** Exercise requirements **
Repeat every line of the listing below exactly, minus the pictures.

** Given material **
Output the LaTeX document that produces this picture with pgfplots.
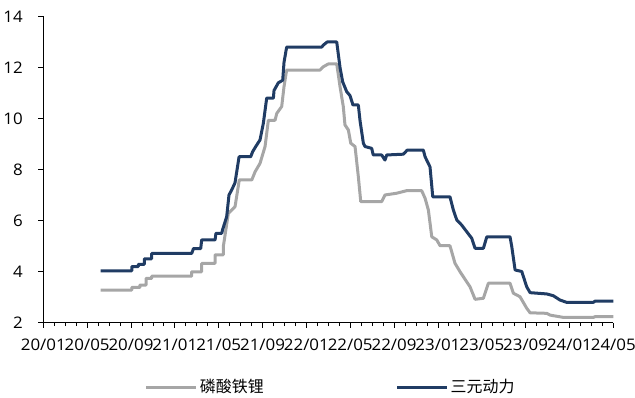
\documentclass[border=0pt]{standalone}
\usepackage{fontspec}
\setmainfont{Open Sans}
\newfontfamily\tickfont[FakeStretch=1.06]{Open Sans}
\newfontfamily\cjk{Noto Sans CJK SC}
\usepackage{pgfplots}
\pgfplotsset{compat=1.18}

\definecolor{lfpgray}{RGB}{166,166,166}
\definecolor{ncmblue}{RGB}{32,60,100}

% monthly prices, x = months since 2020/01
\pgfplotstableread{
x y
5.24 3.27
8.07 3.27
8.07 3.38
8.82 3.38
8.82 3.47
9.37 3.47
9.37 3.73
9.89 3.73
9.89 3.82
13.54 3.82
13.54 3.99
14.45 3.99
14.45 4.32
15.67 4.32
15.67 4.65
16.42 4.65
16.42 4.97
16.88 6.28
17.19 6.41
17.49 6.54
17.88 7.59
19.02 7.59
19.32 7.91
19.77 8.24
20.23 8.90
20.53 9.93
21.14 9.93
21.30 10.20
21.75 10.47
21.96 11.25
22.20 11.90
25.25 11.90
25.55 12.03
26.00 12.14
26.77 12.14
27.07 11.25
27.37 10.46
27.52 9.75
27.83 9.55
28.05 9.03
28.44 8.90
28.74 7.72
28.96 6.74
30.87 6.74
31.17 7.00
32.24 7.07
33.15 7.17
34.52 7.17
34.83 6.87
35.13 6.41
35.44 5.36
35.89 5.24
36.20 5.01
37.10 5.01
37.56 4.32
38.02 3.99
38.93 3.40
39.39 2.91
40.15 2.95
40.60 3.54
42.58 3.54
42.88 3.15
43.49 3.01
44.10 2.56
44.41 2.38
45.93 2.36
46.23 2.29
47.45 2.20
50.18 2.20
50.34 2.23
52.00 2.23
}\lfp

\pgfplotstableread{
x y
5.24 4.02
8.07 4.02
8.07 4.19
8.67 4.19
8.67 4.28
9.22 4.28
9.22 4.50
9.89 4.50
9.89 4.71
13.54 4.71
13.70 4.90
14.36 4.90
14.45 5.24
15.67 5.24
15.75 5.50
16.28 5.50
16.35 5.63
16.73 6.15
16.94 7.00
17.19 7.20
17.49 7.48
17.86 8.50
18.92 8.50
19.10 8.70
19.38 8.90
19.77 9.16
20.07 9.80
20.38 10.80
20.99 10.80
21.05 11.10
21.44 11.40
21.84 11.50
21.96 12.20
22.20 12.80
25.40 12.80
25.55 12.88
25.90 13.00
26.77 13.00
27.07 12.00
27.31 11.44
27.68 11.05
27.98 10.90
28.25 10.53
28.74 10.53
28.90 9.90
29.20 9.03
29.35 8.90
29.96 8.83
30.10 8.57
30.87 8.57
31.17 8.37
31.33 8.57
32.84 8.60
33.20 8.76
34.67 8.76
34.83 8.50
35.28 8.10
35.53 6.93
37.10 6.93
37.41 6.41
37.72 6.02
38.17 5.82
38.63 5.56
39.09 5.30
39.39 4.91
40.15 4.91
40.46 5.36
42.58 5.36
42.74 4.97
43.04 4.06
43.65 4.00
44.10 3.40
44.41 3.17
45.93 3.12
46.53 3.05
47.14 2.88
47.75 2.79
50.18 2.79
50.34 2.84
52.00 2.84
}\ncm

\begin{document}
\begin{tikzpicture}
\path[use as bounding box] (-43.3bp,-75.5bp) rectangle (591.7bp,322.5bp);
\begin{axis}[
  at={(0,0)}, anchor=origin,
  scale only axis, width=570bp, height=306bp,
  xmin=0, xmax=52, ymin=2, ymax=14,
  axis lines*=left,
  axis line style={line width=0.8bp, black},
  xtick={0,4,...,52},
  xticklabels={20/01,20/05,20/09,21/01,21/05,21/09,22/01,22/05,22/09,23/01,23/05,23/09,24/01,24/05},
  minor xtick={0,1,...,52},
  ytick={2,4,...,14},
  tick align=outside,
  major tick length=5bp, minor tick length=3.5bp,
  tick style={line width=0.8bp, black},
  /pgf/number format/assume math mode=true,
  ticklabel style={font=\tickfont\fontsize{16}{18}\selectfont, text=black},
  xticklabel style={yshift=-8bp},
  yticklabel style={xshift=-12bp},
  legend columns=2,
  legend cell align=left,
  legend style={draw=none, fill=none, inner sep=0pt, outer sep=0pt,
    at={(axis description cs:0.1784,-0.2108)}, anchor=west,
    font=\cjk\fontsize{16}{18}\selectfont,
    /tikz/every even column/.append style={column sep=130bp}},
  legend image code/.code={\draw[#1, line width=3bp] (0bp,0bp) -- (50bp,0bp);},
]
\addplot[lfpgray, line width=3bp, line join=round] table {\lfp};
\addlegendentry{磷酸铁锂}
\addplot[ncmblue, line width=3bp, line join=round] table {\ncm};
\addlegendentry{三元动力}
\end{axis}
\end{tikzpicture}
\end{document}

** Output of the exercise **
Output the LaTeX document that produces this picture with pgfplots.
\documentclass[border=0pt]{standalone}
\usepackage{fontspec}
\setmainfont{Open Sans}
\newfontfamily\tickfont[FakeStretch=1.06]{Open Sans}
\newfontfamily\cjk{Noto Sans CJK SC}
\usepackage{pgfplots}
\pgfplotsset{compat=1.18}

\definecolor{lfpgray}{RGB}{166,166,166}
\definecolor{ncmblue}{RGB}{32,60,100}

% monthly prices, x = months since 2020/01
\pgfplotstableread{
x y
5.24 3.27
8.07 3.27
8.07 3.38
8.82 3.38
8.82 3.47
9.37 3.47
9.37 3.73
9.89 3.73
9.89 3.82
13.54 3.82
13.54 3.99
14.45 3.99
14.45 4.32
15.67 4.32
15.67 4.65
16.42 4.65
16.42 4.97
16.88 6.28
17.19 6.41
17.49 6.54
17.88 7.59
19.02 7.59
19.32 7.91
19.77 8.24
20.23 8.90
20.53 9.93
21.14 9.93
21.30 10.20
21.75 10.47
21.96 11.25
22.20 11.90
25.25 11.90
25.55 12.03
26.00 12.14
26.77 12.14
27.07 11.25
27.37 10.46
27.52 9.75
27.83 9.55
28.05 9.03
28.44 8.90
28.74 7.72
28.96 6.74
30.87 6.74
31.17 7.00
32.24 7.07
33.15 7.17
34.52 7.17
34.83 6.87
35.13 6.41
35.44 5.36
35.89 5.24
36.20 5.01
37.10 5.01
37.56 4.32
38.02 3.99
38.93 3.40
39.39 2.91
40.15 2.95
40.60 3.54
42.58 3.54
42.88 3.15
43.49 3.01
44.10 2.56
44.41 2.38
45.93 2.36
46.23 2.29
47.45 2.20
50.18 2.20
50.34 2.23
52.00 2.23
}\lfp

\pgfplotstableread{
x y
5.24 4.02
8.07 4.02
8.07 4.19
8.67 4.19
8.67 4.28
9.22 4.28
9.22 4.50
9.89 4.50
9.89 4.71
13.54 4.71
13.70 4.90
14.36 4.90
14.45 5.24
15.67 5.24
15.75 5.50
16.28 5.50
16.35 5.63
16.73 6.15
16.94 7.00
17.19 7.20
17.49 7.48
17.86 8.50
18.92 8.50
19.10 8.70
19.38 8.90
19.77 9.16
20.07 9.80
20.38 10.80
20.99 10.80
21.05 11.10
21.44 11.40
21.84 11.50
21.96 12.20
22.20 12.80
25.40 12.80
25.55 12.88
25.90 13.00
26.77 13.00
27.07 12.00
27.31 11.44
27.68 11.05
27.98 10.90
28.25 10.53
28.74 10.53
28.90 9.90
29.20 9.03
29.35 8.90
29.96 8.83
30.10 8.57
30.87 8.57
31.17 8.37
31.33 8.57
32.84 8.60
33.20 8.76
34.67 8.76
34.83 8.50
35.28 8.10
35.53 6.93
37.10 6.93
37.41 6.41
37.72 6.02
38.17 5.82
38.63 5.56
39.09 5.30
39.39 4.91
40.15 4.91
40.46 5.36
42.58 5.36
42.74 4.97
43.04 4.06
43.65 4.00
44.10 3.40
44.41 3.17
45.93 3.12
46.53 3.05
47.14 2.88
47.75 2.79
50.18 2.79
50.34 2.84
52.00 2.84
}\ncm

\begin{document}
\begin{tikzpicture}
\path[use as bounding box] (-43.3bp,-75.5bp) rectangle (591.7bp,322.5bp);
\begin{axis}[
  at={(0,0)}, anchor=origin,
  scale only axis, width=570bp, height=306bp,
  xmin=0, xmax=52, ymin=2, ymax=14,
  axis lines*=left,
  axis line style={line width=0.8bp, black},
  xtick={0,4,...,52},
  xticklabels={20/01,20/05,20/09,21/01,21/05,21/09,22/01,22/05,22/09,23/01,23/05,23/09,24/01,24/05},
  minor xtick={0,1,...,52},
  ytick={2,4,...,14},
  tick align=outside,
  major tick length=5bp, minor tick length=3.5bp,
  tick style={line width=0.8bp, black},
  /pgf/number format/assume math mode=true,
  ticklabel style={font=\tickfont\fontsize{16}{18}\selectfont, text=black},
  xticklabel style={yshift=-8bp},
  yticklabel style={xshift=-12bp},
  legend columns=2,
  legend cell align=left,
  legend style={draw=none, fill=none, inner sep=0pt, outer sep=0pt,
    at={(axis description cs:0.1784,-0.2108)}, anchor=west,
    font=\cjk\fontsize{16}{18}\selectfont,
    /tikz/every even column/.append style={column sep=130bp}},
  legend image code/.code={\draw[#1, line width=3bp] (0bp,0bp) -- (50bp,0bp);},
]
\addplot[lfpgray, line width=3bp, line join=round] table {\lfp};
\addlegendentry{磷酸铁锂}
\addplot[ncmblue, line width=3bp, line join=round] table {\ncm};
\addlegendentry{三元动力}
\end{axis}
\end{tikzpicture}
\end{document}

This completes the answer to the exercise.